1)Limiting Market Power: Regulation and Anti-Trust
Government regulates prices to prevent prices from being so high that they bring monopoly profits to the firm. Government regulates prices to set levels that are compensatory to enable firms to cover their costs. Many regulated industries are characterized by significant economies of large-scale production. Debate why economist favor setting price equal to marginal cost.
2) Limiting Market Power: Regulation and Anti-Trust
First, explain the reasons why Amazon is not considered a monopoly? Next, explain how Amazon’s scale is impacting discussions about its consolidation of the sector. Then, discuss in what ways do consumers benefit from such a market structure and explain how Amazon is able operate despite not be profitable. Lastly, debate whether or not government should use policies to prevent acquisition of monopoly power and the policies that the government can use to protect the public interest from monopolies and the reason(s) why such protection may be needed for consumers as Amazon continues to scale and consolidate the sector.

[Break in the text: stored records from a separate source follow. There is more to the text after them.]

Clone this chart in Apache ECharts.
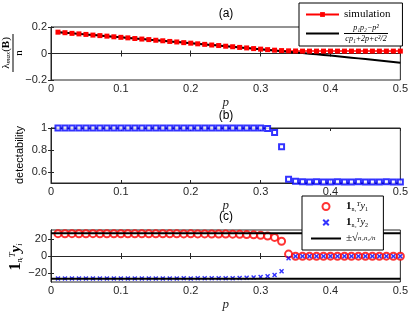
<!DOCTYPE html>
<html>
<head>
<meta charset="utf-8">
<script src="https://cdn.jsdelivr.net/npm/echarts@6/dist/echarts.min.js"></script>
<style>
    html, body { margin: 0; padding: 0; background: #fff; }
    #chart { width: 411px; height: 312px; }
</style>
</head>
<body>
<div id="chart"></div>
<script>
    const pValues = [
        0.01, 0.02, 0.03, 0.04, 0.05, 0.06, 0.07, 0.08, 0.09, 0.10,
        0.11, 0.12, 0.13, 0.14, 0.15, 0.16, 0.17, 0.18, 0.19, 0.20,
        0.21, 0.22, 0.23, 0.24, 0.25, 0.26, 0.27, 0.28, 0.29, 0.30,
        0.31, 0.32, 0.33, 0.34, 0.35, 0.36, 0.37, 0.38, 0.39, 0.40,
        0.41, 0.42, 0.43, 0.44, 0.45, 0.46, 0.47, 0.48, 0.49, 0.50
    ]
    // (a) largest eigenvalue / n
    const simulation = [
        0.161, 0.157, 0.152, 0.148, 0.144, 0.139, 0.135, 0.131, 0.126, 0.122,
        0.118, 0.113, 0.109, 0.105, 0.100, 0.096, 0.091, 0.087, 0.082, 0.078,
        0.073, 0.069, 0.064, 0.060, 0.055, 0.051, 0.046, 0.042, 0.037, 0.033,
        0.029, 0.025, 0.022, 0.020, 0.019, 0.018, 0.018, 0.018, 0.018, 0.018,
        0.018, 0.018, 0.018, 0.018, 0.018, 0.018, 0.018, 0.018, 0.018, 0.018
    ]
    const theory = [
        0.1608, 0.1566, 0.1523, 0.1481, 0.1438, 0.1395, 0.1352, 0.1309, 0.1266, 0.1222,
        0.1178, 0.1134, 0.1090, 0.1046, 0.1002, 0.0958, 0.0913, 0.0868, 0.0823, 0.0778,
        0.0733, 0.0687, 0.0642, 0.0596, 0.0550, 0.0504, 0.0458, 0.0411, 0.0365, 0.0318,
        0.0271, 0.0224, 0.0177, 0.0130, 0.0082, 0.0034, -0.0014, -0.0062, -0.0110, -0.0158,
        -0.0210, -0.0262, -0.0315, -0.0368, -0.0421, -0.0475, -0.0529, -0.0584, -0.0640, -0.0696
    ]
    // (b)
    const detectability = [
        1, 1, 1, 1, 1, 1, 1, 1, 1, 1,
        1, 1, 1, 1, 1, 1, 1, 1, 1, 1,
        1, 1, 1, 1, 1, 1, 1, 1, 1, 1,
        0.995, 0.96, 0.83, 0.534, 0.515, 0.511, 0.510, 0.511, 0.510, 0.510,
        0.511, 0.510, 0.510, 0.511, 0.510, 0.510, 0.510, 0.511, 0.510, 0.510
    ]
    // (c)
    const sumY1 = [
        26.2, 26.1, 26.2, 26.1, 26.1, 26.2, 26.1, 26.1, 26.0, 26.1,
        26.1, 26.0, 26.1, 26.0, 26.0, 26.1, 26.0, 26.0, 25.9, 26.0,
        25.9, 25.9, 25.8, 25.8, 25.7, 25.6, 25.4, 25.1, 24.8, 24.3,
        23.4, 21.8, 17.3, 2.2, -0.3, -0.3, -0.2, -0.3, -0.3, -0.2,
        -0.3, -0.3, -0.3, -0.2, -0.3, -0.3, -0.3, -0.2, -0.3, -0.3
    ]
    const sumY2 = [
        -26.5, -26.4, -26.5, -26.4, -26.4, -26.5, -26.4, -26.4, -26.3, -26.4,
        -26.4, -26.3, -26.4, -26.3, -26.3, -26.4, -26.3, -26.3, -26.2, -26.3,
        -26.2, -26.2, -26.1, -26.1, -26.0, -26.0, -25.9, -25.6, -25.2, -24.7,
        -23.8, -22.2, -18.0, -2.6, -0.4, -0.4, -0.3, -0.4, -0.4, -0.3,
        -0.4, -0.4, -0.4, -0.3, -0.4, -0.4, -0.4, -0.3, -0.4, -0.4
    ]
    const boundP = [0, 0.5]
    const boundValue = 26.6

    const xTicks = [0, 0.1, 0.2, 0.3, 0.4, 0.5]
    const yTicksA = [-0.2, 0, 0.2]
    const yTicksB = [0.6, 0.8, 1]
    const yTicksC = [-20, 0, 20]

    const axisColor = '#262626'
    const sans = 'Liberation Sans, Arial, sans-serif'
    const serif = 'Liberation Serif, DejaVu Serif, serif'
    const xCross = 'path://M0,2L2,0L5,3L8,0L10,2L7,5L10,8L8,10L5,7L2,10L0,8L3,5Z'

    const zip = (xs, ys) => xs.map((x, i) => [x, ys[i]])
    const minus = v => String(v).replace('-', '\u2212')

    const panels = [
        { top: 27, height: 53, min: -0.2, max: 0.2, ticks: yTicksA },
        { top: 128, height: 55, min: 0.5, max: 1, ticks: yTicksB },
        { top: 230, height: 54, min: -30.5, max: 30.5, ticks: yTicksC }
    ]

    const grid = []
    const xAxis = []
    const yAxis = []
    panels.forEach((pn, i) => {
        grid.push({
            left: 51, right: 9, top: pn.top, height: pn.height,
            show: true, borderColor: axisColor, borderWidth: 1, backgroundColor: '#fff'
        })
        // bottom axis with labels
        xAxis.push({
            gridIndex: i, type: 'value', min: 0, max: 0.5, position: 'bottom',
            name: 'p', nameLocation: 'middle', nameGap: 16,
            nameTextStyle: { fontFamily: serif, fontStyle: 'italic', fontSize: 13, color: axisColor },
            axisLine: { lineStyle: { color: axisColor } },
            axisTick: { inside: true, length: 3, customValues: xTicks, lineStyle: { color: axisColor } },
            axisLabel: { customValues: xTicks, margin: 3, fontFamily: sans, fontSize: 11, color: axisColor },
            splitLine: { show: false }
        })
        // top axis, ticks only
        xAxis.push({
            gridIndex: i, type: 'value', min: 0, max: 0.5, position: 'top',
            axisLine: { lineStyle: { color: axisColor } },
            axisTick: { inside: true, length: 3, customValues: xTicks, lineStyle: { color: axisColor } },
            axisLabel: { show: false },
            splitLine: { show: false }
        })
        yAxis.push({
            gridIndex: i, type: 'value', min: pn.min, max: pn.max, position: 'left',
            axisLine: { lineStyle: { color: axisColor } },
            axisTick: { inside: true, length: 3, customValues: pn.ticks, lineStyle: { color: axisColor } },
            axisLabel: {
                customValues: pn.ticks, margin: 4, fontFamily: sans, fontSize: 11, color: axisColor,
                formatter: minus
            },
            splitLine: { show: false }
        })
        yAxis.push({
            gridIndex: i, type: 'value', min: pn.min, max: pn.max, position: 'right',
            axisLine: { lineStyle: { color: axisColor } },
            axisTick: { inside: true, length: 3, customValues: pn.ticks, lineStyle: { color: axisColor } },
            axisLabel: { show: false },
            splitLine: { show: false }
        })
    })

    const mathRich = {
        t: { fontFamily: serif, fontSize: 11, color: '#000' },
        f: { fontFamily: serif, fontStyle: 'italic', fontSize: 8, color: '#000', align: 'center', lineHeight: 9 },
        bar: { width: 44, height: 1, lineHeight: 2, backgroundColor: '#000', align: 'center' },
        b: { fontFamily: serif, fontWeight: 'bold', fontSize: 11, color: '#000' },
        sub: { fontFamily: serif, fontSize: 6, color: '#000', verticalAlign: 'bottom' },
        sup: { fontFamily: serif, fontStyle: 'italic', fontSize: 7, color: '#000', verticalAlign: 'top' },
        i: { fontFamily: serif, fontStyle: 'italic', fontSize: 10, color: '#000' },
        pm: { fontFamily: serif, fontSize: 11, color: '#000' },
        r: { fontFamily: serif, fontStyle: 'italic', fontSize: 7, color: '#000' }
    }
    const legendNames = {
        simulation: '{t|simulation}',
        theory: '{f|p\u2081p\u2082\u2212p\u00b2}\n{bar| }\n{f|cp\u2081+2p+c\u00b2/2}',
        y1: '{b|1}{sub|n\u2081}{sup|T}{i|y}{sub|1}',
        y2: '{b|1}{sub|n\u2082}{sup|T}{i|y}{sub|2}',
        bound: '{pm|\u00b1\u221a}{r|n\u2081n\u2082/n}'
    }
    const lineOnly = name => ({ name, itemStyle: { opacity: 0 } })

    const option = {
        animation: false,
        backgroundColor: '#fff',
        grid,
        xAxis,
        yAxis,
        legend: [
            {
                data: ['simulation', lineOnly('theory')],
                orient: 'vertical', left: 299, top: 3,
                itemWidth: 33, itemHeight: 6, itemGap: 4,
                padding: [6, 12, 3, 6],
                backgroundColor: '#fff', borderColor: '#000', borderWidth: 1,
                formatter: name => legendNames[name],
                textStyle: { rich: mathRich }
            },
            {
                data: ['y1', 'y2', lineOnly('bound')],
                orient: 'vertical', left: 302, top: 196,
                itemWidth: 30, itemHeight: 7, itemGap: 5,
                padding: [5, 8, 6, 8],
                backgroundColor: '#fff', borderColor: '#000', borderWidth: 1,
                formatter: name => legendNames[name],
                textStyle: { rich: mathRich }
            }
        ],
        graphic: [
            { type: 'text', x: 226, y: 14, style: { text: '(a)', font: '12px ' + sans, fill: '#000', align: 'center', verticalAlign: 'middle' } },
            { type: 'text', x: 226, y: 116, style: { text: '(b)', font: '12px ' + sans, fill: '#000', align: 'center', verticalAlign: 'middle' } },
            { type: 'text', x: 226, y: 217, style: { text: '(c)', font: '12px ' + sans, fill: '#000', align: 'center', verticalAlign: 'middle' } },
            {
                type: 'text', x: 13, y: 53, rotation: Math.PI / 2,
                style: {
                    text: '{l|\u03bb}{s|max}{l|(}{B|B}{l|)}\n{bar| }\n{l|n}',
                    align: 'center', verticalAlign: 'middle',
                    rich: {
                        l: { fontFamily: serif, fontSize: 11, color: '#000' },
                        s: { fontFamily: serif, fontStyle: 'italic', fontSize: 7, color: '#000', verticalAlign: 'bottom' },
                        B: { fontFamily: serif, fontWeight: 'bold', fontSize: 11, color: '#000' },
                        bar: { width: 38, height: 1, lineHeight: 2, backgroundColor: '#000', align: 'center' }
                    }
                }
            },
            {
                type: 'text', x: 20, y: 155, rotation: Math.PI / 2,
                style: { text: 'detectability', font: '11px ' + sans, fill: '#000', align: 'center', verticalAlign: 'middle' }
            },
            {
                type: 'text', x: 16, y: 257, rotation: Math.PI / 2,
                style: {
                    text: '{b|1}{s|n\u1d62}{t|T}{y|y}{s|i}',
                    align: 'center', verticalAlign: 'middle',
                    rich: {
                        b: { fontFamily: serif, fontWeight: 'bold', fontSize: 16, color: '#000' },
                        s: { fontFamily: serif, fontStyle: 'italic', fontSize: 8, color: '#000', verticalAlign: 'bottom' },
                        t: { fontFamily: serif, fontStyle: 'italic', fontSize: 9, color: '#000', verticalAlign: 'top' },
                        y: { fontFamily: serif, fontWeight: 'bold', fontStyle: 'italic', fontSize: 15, color: '#000' }
                    }
                }
            }
        ],
        series: [
            {
                name: 'simulation', type: 'line', xAxisIndex: 0, yAxisIndex: 0,
                data: zip(pValues, simulation),
                symbol: 'rect', symbolSize: 5,
                itemStyle: { color: '#ff0000' },
                lineStyle: { color: '#ff0000', width: 1.5 }
            },
            {
                name: 'theory', type: 'line', xAxisIndex: 0, yAxisIndex: 0,
                data: zip(pValues, theory),
                symbol: 'none',
                itemStyle: { color: '#000' },
                lineStyle: { color: '#000', width: 2 }
            },
            {
                name: 'detectability', type: 'scatter', xAxisIndex: 2, yAxisIndex: 2,
                data: zip(pValues, detectability),
                symbol: 'emptyRect', symbolSize: 5,
                itemStyle: { color: '#0000ff', borderWidth: 2 }
            },
            {
                name: 'y1', type: 'scatter', xAxisIndex: 4, yAxisIndex: 4,
                data: zip(pValues, sumY1),
                symbol: 'emptyCircle', symbolSize: 7,
                itemStyle: { color: '#ff0000', borderWidth: 1.6 }
            },
            {
                name: 'y2', type: 'scatter', xAxisIndex: 4, yAxisIndex: 4,
                data: zip(pValues, sumY2),
                symbol: xCross, symbolSize: 5,
                itemStyle: { color: '#0000ff' }
            },
            {
                name: 'bound', type: 'line', xAxisIndex: 4, yAxisIndex: 4,
                data: zip(boundP, boundP.map(() => boundValue)),
                symbol: 'none',
                itemStyle: { color: '#000' },
                lineStyle: { color: '#000', width: 2 }
            },
            {
                name: 'bound', type: 'line', xAxisIndex: 4, yAxisIndex: 4,
                data: zip(boundP, boundP.map(() => -boundValue)),
                symbol: 'none',
                itemStyle: { color: '#000' },
                lineStyle: { color: '#000', width: 2 }
            }
        ]
    }

    const chart = echarts.init(document.getElementById('chart'))
    chart.setOption(option)
</script>
</body>
</html>
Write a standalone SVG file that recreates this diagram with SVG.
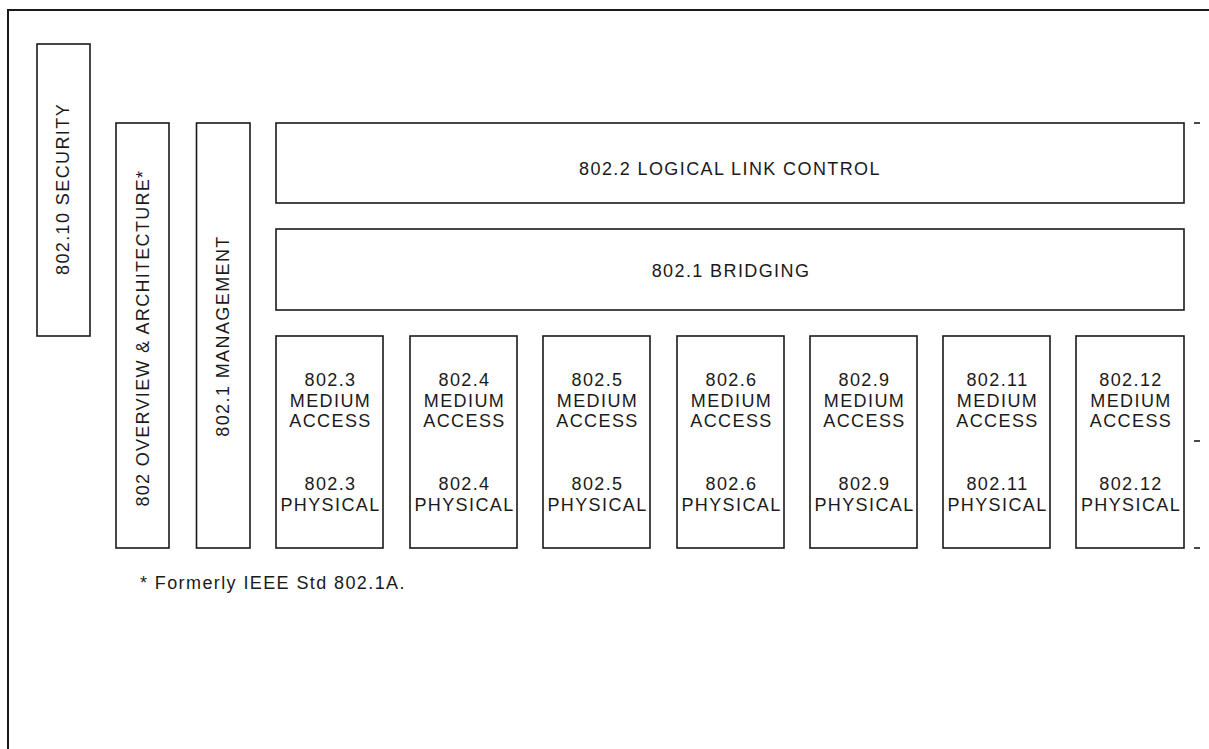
<svg xmlns="http://www.w3.org/2000/svg" width="1209" height="749" viewBox="0 0 1209 749">
<style>
.box{fill:#fff;stroke:#1a1a1a;stroke-width:1.6}
.frame{fill:none;stroke:#1a1a1a;stroke-width:2}
.tick{stroke:#1a1a1a;stroke-width:1.6}
text{font-family:"Liberation Sans",Arial,sans-serif;font-size:18px;letter-spacing:1.4px;fill:#1a1a1a;text-anchor:middle}
.note{text-anchor:start}
</style>
<rect width="1209" height="749" fill="#fff"/>
<path class="frame" d="M8,749 V10 H1209"/>
<g id="security">
<rect class="box" x="37" y="44" width="53" height="292"/>
<text transform="translate(69,189) rotate(-90)">802.10 SECURITY</text>
</g>
<g id="overview">
<rect class="box" x="116" y="123" width="53" height="425"/>
<text transform="translate(148.5,338) rotate(-90)" textLength="337" lengthAdjust="spacing">802 OVERVIEW &amp; ARCHITECTURE*</text>
</g>
<g id="management">
<rect class="box" x="196.5" y="123" width="53.5" height="425"/>
<text transform="translate(228.5,336) rotate(-90)">802.1 MANAGEMENT</text>
</g>
<g id="llc">
<rect class="box" x="276" y="123" width="908" height="80"/>
<text x="730" y="175">802.2 LOGICAL LINK CONTROL</text>
</g>
<g id="bridging">
<rect class="box" x="276" y="229" width="908" height="81"/>
<text x="731" y="277">802.1 BRIDGING</text>
</g>
<g id="m8023">
<rect class="box" x="276" y="336" width="107" height="212"/>
<text x="330.5" y="386">802.3</text><text x="330.5" y="406.5">MEDIUM</text><text x="330.5" y="427">ACCESS</text>
<text x="330.5" y="490">802.3</text><text x="330.5" y="510.5">PHYSICAL</text>
</g>
<g id="m8024">
<rect class="box" x="410" y="336" width="107" height="212"/>
<text x="464.5" y="386">802.4</text><text x="464.5" y="406.5">MEDIUM</text><text x="464.5" y="427">ACCESS</text>
<text x="464.5" y="490">802.4</text><text x="464.5" y="510.5">PHYSICAL</text>
</g>
<g id="m8025">
<rect class="box" x="543" y="336" width="107" height="212"/>
<text x="597.5" y="386">802.5</text><text x="597.5" y="406.5">MEDIUM</text><text x="597.5" y="427">ACCESS</text>
<text x="597.5" y="490">802.5</text><text x="597.5" y="510.5">PHYSICAL</text>
</g>
<g id="m8026">
<rect class="box" x="677" y="336" width="107" height="212"/>
<text x="731.5" y="386">802.6</text><text x="731.5" y="406.5">MEDIUM</text><text x="731.5" y="427">ACCESS</text>
<text x="731.5" y="490">802.6</text><text x="731.5" y="510.5">PHYSICAL</text>
</g>
<g id="m8029">
<rect class="box" x="810" y="336" width="107" height="212"/>
<text x="864.5" y="386">802.9</text><text x="864.5" y="406.5">MEDIUM</text><text x="864.5" y="427">ACCESS</text>
<text x="864.5" y="490">802.9</text><text x="864.5" y="510.5">PHYSICAL</text>
</g>
<g id="m80211">
<rect class="box" x="943" y="336" width="107" height="212"/>
<text x="997.5" y="386">802.11</text><text x="997.5" y="406.5">MEDIUM</text><text x="997.5" y="427">ACCESS</text>
<text x="997.5" y="490">802.11</text><text x="997.5" y="510.5">PHYSICAL</text>
</g>
<g id="m80212">
<rect class="box" x="1076" y="336" width="108" height="212"/>
<text x="1131" y="386">802.12</text><text x="1131" y="406.5">MEDIUM</text><text x="1131" y="427">ACCESS</text>
<text x="1131" y="490">802.12</text><text x="1131" y="510.5">PHYSICAL</text>
</g>
<g id="connectors">
<line class="tick" x1="1194" y1="123" x2="1200" y2="123"/>
<line class="tick" x1="1194" y1="441" x2="1200" y2="441"/>
<line class="tick" x1="1194" y1="548" x2="1200" y2="548"/>
</g>
<g id="footnote">
<text class="note" x="140" y="589" letter-spacing="1.2">* Formerly IEEE Std 802.1A.</text>
</g>
</svg>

3) Taxation, Distribution of Income and Resource Allocation
First, suppose the "War on Poverty" were starting anew and you were part of a presidential commission assigned the task of defining the poor. Next, describe whether or not you would choose an absolute concept or relative concept of poverty. Lastly, develop a concluding statement about the "optimal amount of inequality." In doing so, describe some of the practical problems in determining how much inequality really is optimal.